His grandfather gave him a Bencini camera when he was a child. The only camera Italy every produced, he notes, and it didn't work very well. Which can teach you a lot about the craft, after all.

His interest was in people in their environment. There had to be something alive in the scene for him to click the shutter. Why? He doesn't know. "I saw something beautiful in people in those days," he tried to explain. All people.

Even the recluses who never came out of their houses. To capture them, he would go to the one event that never failed to drag them out of their homes: a funeral.

You see faces from 50 years ago, a sack race from the past century, a horse long dead being shoed, and woman climbing the steps to the church.

In black and white of course. Life is in color, Franco quotes, but photography is in black and white.

He'll pass a place fifty times, he says, and suddenly one day, stop to take a photo.

He undertook this mission to photograph the life in his town at great expense. He didn't make much money and buying film and chemicals and paper (he has his own darkroom) was not cheap.

Did you ever have enough money to pursue photography? "No," Franco says in a word we can all repeat in chorus.

But he couldn't resist. The click of the shutter (even if it meant he was cursed by some peasant) is as satisfying, he says, as a cigarette. The smell of the darkroom chemicals is always exciting.

His most professional camera is an Olympus OM1. But he also always carried a smaller Praktica Auto Focus 35mm camera "and I clicked it when nobody saw me."

His Vespa is also part of his gear. It replaced his legs so he could get around the hilly town. Without it, he wouldn't have been able to take those pictures.

And he took photos of everything that happened in that village. Then. Now it's different. We're always in a hurry, he says, as if "we are constantly on the verge of a quarrel."

People are different but so is the work. The agricultural economy has disappeared. The party after a pig was butchered is no more.

And yet he still goes out, in a car now, to take photos in any weather. He'll pass a place fifty times, he says, and suddenly one day, stop to take a photo.

So where are all these photos? He took them for himself, he says, and only when he posted a few on his Facebook page did he realize he had accomplished something. And he became jealous of those images people liked, he jokes.

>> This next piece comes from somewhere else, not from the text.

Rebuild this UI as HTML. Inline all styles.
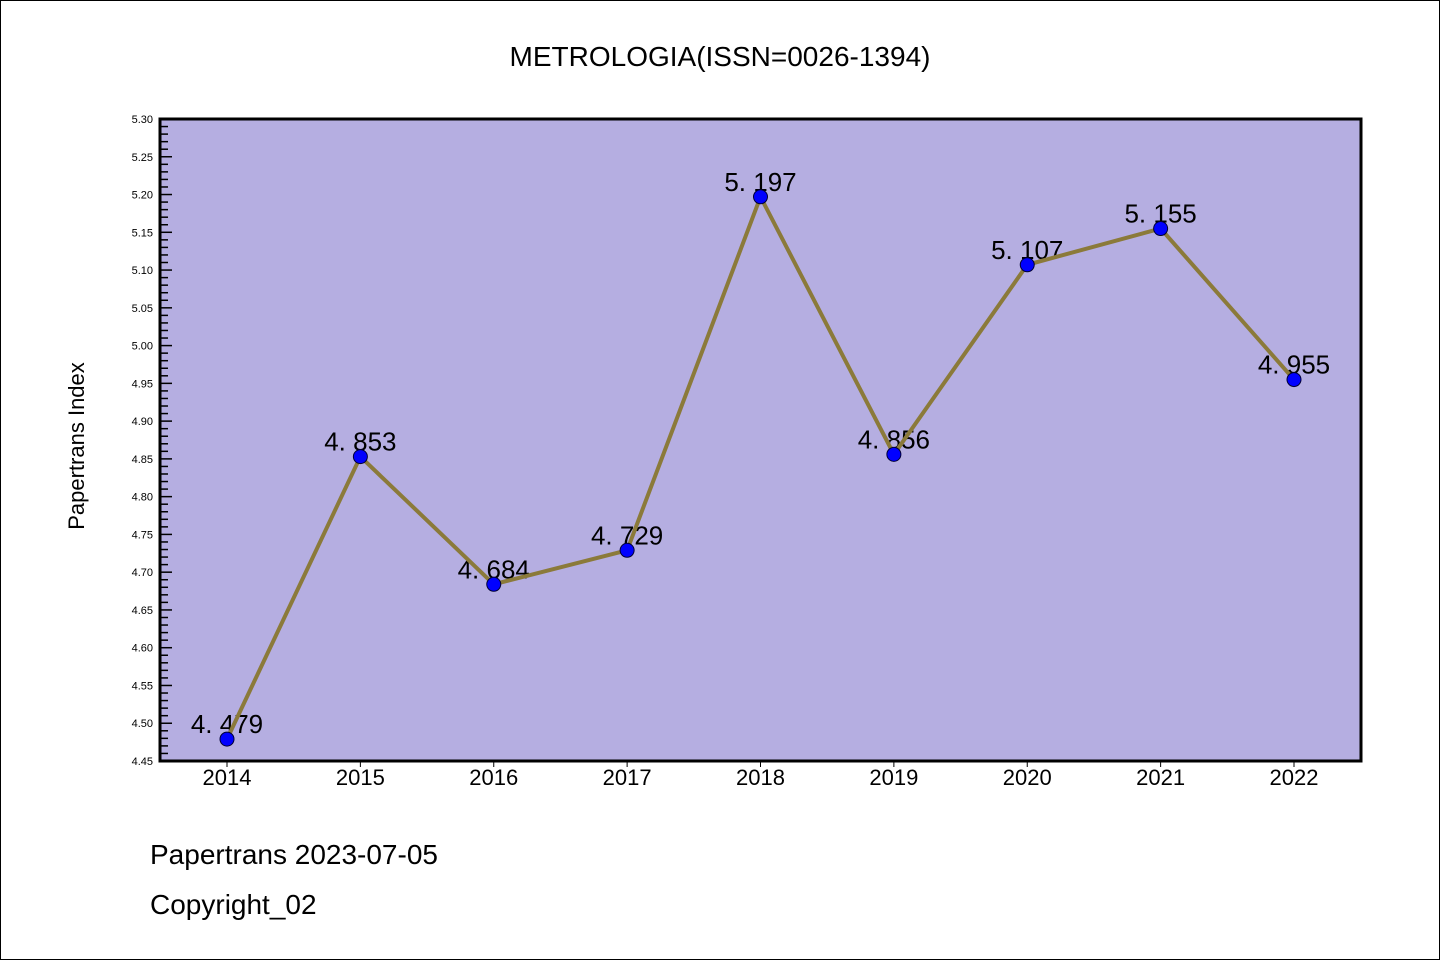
<!DOCTYPE html>
<html><head><meta charset="utf-8"><style>
body{margin:0;background:#fff}
svg{display:block}
text{font-family:"WenQuanYi Zen Hei","Liberation Sans",sans-serif}
</style></head><body>
<svg width="1440" height="960">
<rect x="0.5" y="0.5" width="1439" height="959" fill="#fff" stroke="#000"/>
<text x="720" y="66" font-size="28" text-anchor="middle">METROLOGIA(ISSN=0026-1394)</text>
<rect x="160" y="119" width="1201" height="642" fill="#b5aee1"/>
<g id="yticks"></g><g id="xticks"></g><g id="labels"></g><g id="series"></g>
<rect x="160" y="119" width="1201" height="642" fill="none" stroke="#000" stroke-width="3"/>
<text transform="translate(84,446) rotate(-90)" font-size="22" text-anchor="middle">Papertrans Index</text>
<text x="150" y="864" font-size="28">Papertrans 2023-07-05</text>
<text x="150" y="914" font-size="28">Copyright_02</text>
</svg>
<script>
const years=["2014","2015","2016","2017","2018","2019","2020","2021","2022"];
const values=[4.479,4.853,4.684,4.729,5.197,4.856,5.107,5.155,4.955];
const valueLabels=["4.479","4.853","4.684","4.729","5.197","4.856","5.107","5.155","4.955"];
const yMin=4.45,yMax=5.30;
const NS="http://www.w3.org/2000/svg";
const X=i=>227+i*(1294-227)/(years.length-1);
const Y=v=>761-(v-yMin)/(yMax-yMin)*642;
function mk(t,a,p){const e=document.createElementNS(NS,t);for(const k in a)e.setAttribute(k,a[k]);p.appendChild(e);return e;}
const yt=document.getElementById('yticks');
for(let k=0;k<=85;k++){const v=yMin+k*0.01,y=Y(v),maj=k%5==0;
 const l=mk('line',{x1:160,x2:160+(maj?12:8),y1:y,y2:y,stroke:'#000','stroke-width':1.5},yt);
 
 if(maj){const t=mk('text',{x:153,y:y+4,'font-size':11,'text-anchor':'end'},yt);t.textContent=v.toFixed(2);
 }}
const xt=document.getElementById('xticks');
years.forEach((yr,i)=>{const x=X(i);
 const l=mk('line',{x1:x,x2:x,y1:761,y2:767,stroke:'#000','stroke-width':1},xt);
 
 const t=mk('text',{x:x,y:785,'font-size':22,'text-anchor':'middle'},xt);t.textContent=yr;
 });
const lb=document.getElementById('labels');
values.forEach((v,i)=>{const t=mk('text',{x:X(i),y:Y(v)-6,'font-size':26,'text-anchor':'middle'},lb);
 t.textContent=valueLabels[i].replace('.','. ');
 });
const s=document.getElementById('series');
const pl=mk('polyline',{points:values.map((v,i)=>X(i)+','+Y(v)).join(' '),fill:'none',stroke:'#8b7a3a','stroke-width':4},s);

values.forEach((v,i)=>{const c=mk('circle',{cx:X(i),cy:Y(v),r:7,fill:'#0000ff',stroke:'#000033','stroke-width':1},s);
 });
</script>
</body></html>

He's glad he's shared them, he says at the end, because they bring back to life a friendlier time that has been lost. Nostalgia? Perhaps.

But, like the custom of putting a photograph on a gravestone (many of which in Venafro were taken by Franco), it brings back to life what has passed away forever. Like the nine-year-old Giannina in the foreword to Giorgio Bassani's The Garden of the Finzi-Contini who has a change of heart after visiting the tombs of the ancient Etruscans.

She wonders why the Etruscan tombs are less gloomy than modern gravesites and her father explains that the Etruscans have been dead so long it's as if they have always been dead.

She thinks about that a while and then says, "But now that you've said that, you've made me think the Etruscans did actually live, you know, and I love them as much as everyone else."

Through the magic of his photography, preserved all these years, Franco makes us love the Venafro of fifty years ago as much as anything else. Perhaps even a little bit more.